How will the UI operate?

Our forms are designed to operate on configured sets of JCR nodes. This may be impacted by our other choices.

  • If we decided to have an object for each Metadata standard - how would we need to change the forms to operate on them?
  • If we keep all Metadata as flat properties on the asset node - we can use our existing system.

 

  • No labels

13 Comments

  1. Relation and source are documented to be references by id to other references. Let's leave those out and add publisher, contributor and coverage.

  2. The name property of an asset should be the node name. Adding an additional name to an asset adds to confusion, especially since the name of a page is the node name and the name in the DMS was the node name etc.

  3. "subject" appears in the above table twice.

  4. Many assets come with embedded metaData. In the images world, Adobe has standardized XMP, see  http://www.metadataworkinggroup.com/pdf/mwg_guidance.pdf for an interesting document from the metaData working group. It seems that if we want to support the use of licensed image libraries, XMP support is a must. Apache Sanselan allows to read and write XMP and is part of the imaging commons. http://commons.apache.org/imaging/  Another OS java library is found here: http://code.google.com/p/metadata-extractor/

    Embedded metaData should be made available at least for reading/indexing if not for editing (in the latter case, we would need to be able to write metaData back into the asset).

    For the initial release, support can be simplified but we should provide a hook to improve or customize that easily and soon.

    We could have one tab per metaData set - one for DC, one for EXIF, one for XMP etc. Please see above doc also for the interoperability aspects of metaData standards.

     

    See also

    http://en.wikipedia.org/wiki/Extensible_Metadata_Platform

    http://www.adobe.com/devnet/xmp.html also has a java library (BSD licensed!)

    http://metadatadeluxe.pbworks.com/w/page/20792223/Basics%20and%20a%20History

    http://metadatadeluxe.pbworks.com/w/page/25784393/W3C%2C%20IPTC%2C%20Dublin%20Core%2C%20and%20Adobe

  5. Constants for the property names of Dublin Core are currently in DamNodeTypes. With support for multiple meta data schemas/specs this isn't a natural place to keep them. 

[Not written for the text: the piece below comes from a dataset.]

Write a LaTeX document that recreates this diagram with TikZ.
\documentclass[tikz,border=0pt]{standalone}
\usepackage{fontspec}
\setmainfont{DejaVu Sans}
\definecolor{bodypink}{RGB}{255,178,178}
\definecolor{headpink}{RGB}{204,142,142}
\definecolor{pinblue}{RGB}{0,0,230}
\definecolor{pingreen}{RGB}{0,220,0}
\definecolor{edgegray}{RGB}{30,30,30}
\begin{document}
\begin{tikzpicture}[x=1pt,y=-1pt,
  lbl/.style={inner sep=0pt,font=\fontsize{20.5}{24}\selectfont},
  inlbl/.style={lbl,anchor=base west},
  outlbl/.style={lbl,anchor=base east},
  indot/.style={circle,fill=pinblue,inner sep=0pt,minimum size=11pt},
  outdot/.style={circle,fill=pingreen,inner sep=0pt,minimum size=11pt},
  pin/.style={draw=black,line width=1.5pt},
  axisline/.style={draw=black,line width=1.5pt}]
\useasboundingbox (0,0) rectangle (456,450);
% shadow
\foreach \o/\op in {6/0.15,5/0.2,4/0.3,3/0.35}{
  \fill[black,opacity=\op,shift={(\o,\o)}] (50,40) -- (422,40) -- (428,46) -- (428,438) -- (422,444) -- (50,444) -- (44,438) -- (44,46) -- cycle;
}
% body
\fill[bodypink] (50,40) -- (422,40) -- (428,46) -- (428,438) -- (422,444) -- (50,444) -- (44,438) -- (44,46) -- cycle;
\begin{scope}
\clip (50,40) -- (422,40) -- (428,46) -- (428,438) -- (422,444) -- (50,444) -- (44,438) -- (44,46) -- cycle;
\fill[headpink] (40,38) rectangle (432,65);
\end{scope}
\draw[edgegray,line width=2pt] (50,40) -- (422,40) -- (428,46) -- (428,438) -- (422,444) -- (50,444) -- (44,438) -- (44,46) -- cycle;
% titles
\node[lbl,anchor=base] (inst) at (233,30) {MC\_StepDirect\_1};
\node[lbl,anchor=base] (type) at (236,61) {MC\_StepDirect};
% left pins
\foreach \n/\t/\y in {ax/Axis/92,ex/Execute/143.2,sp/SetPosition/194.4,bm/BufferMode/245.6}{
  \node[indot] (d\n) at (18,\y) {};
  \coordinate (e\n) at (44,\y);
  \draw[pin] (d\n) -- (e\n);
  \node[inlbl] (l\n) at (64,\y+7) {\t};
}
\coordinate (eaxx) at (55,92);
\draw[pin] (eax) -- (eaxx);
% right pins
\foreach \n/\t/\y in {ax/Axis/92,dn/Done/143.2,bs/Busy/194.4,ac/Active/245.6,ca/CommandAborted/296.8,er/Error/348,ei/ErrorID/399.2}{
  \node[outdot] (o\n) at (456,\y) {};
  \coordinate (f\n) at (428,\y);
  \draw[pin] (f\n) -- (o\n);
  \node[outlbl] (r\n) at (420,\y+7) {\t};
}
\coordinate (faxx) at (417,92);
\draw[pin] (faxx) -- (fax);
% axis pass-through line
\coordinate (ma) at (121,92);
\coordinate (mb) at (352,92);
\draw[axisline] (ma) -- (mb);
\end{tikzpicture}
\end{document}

  6. While it is great to support various meta data standards I really don't think that Dublin Core is one to start with. First it's one of the biggest and second it's (in my experience) one least practical. It's great for research stuff, but it's too complicated for daily use. There are smaller and much more practical sets like XMP mentioned by Boris that are of much more practical use/benefit. I would not waste effort on Dublin Core right now.

    1. well it is what we have supported/claimed to support so far and I would like to continue that.

  7. XMP is more of a way to store metadata based on XML/RDF. XMP can store all the fields of many of the metadata standards. DublinCore properties are often stored in XMP because DC covers many of the basic properties that one wants. http://en.wikipedia.org/wiki/Dublin_CoreThe plan is to support Simple DublinCore:

    1. Title
    2. Creator
    3. Subject
    4. Description
    5. Publisher
    6. Contributor
    7. Date
    8. Type
    9. Format
    10. Identifier
    11. Source
    12. Language
    13. Relation
    14. Coverage
    15. Rights

    These seem quite straightforward and a good match for the props we already store. (as the tables above demonstrate.)

    1. Note that identifier in Dublin Core is the id of the asset and relation and source are intended to refer to other assets used the same identification scheme. In our case JCR identifiers.

      So to be compliant with the spec we should have these as references and the dialog would let you choose another asset to link to.

  8. In regards to Asset.getCopyRight() : Copyright is one word. Don't write it as CopyRight, that is plain wrong. Also, do not abbreviate as getRight() which is also meaningless. Call it getCopyright() and all is clear. Thanks. 

  9. Another q. regarding the get methods on Metadata: IIRC we can have a field repeated. so getContributor() etc. could return a list of items? And should it be called getContributors() then? 

  10. How are width and height stored?

    How is duration stored for an audio or video?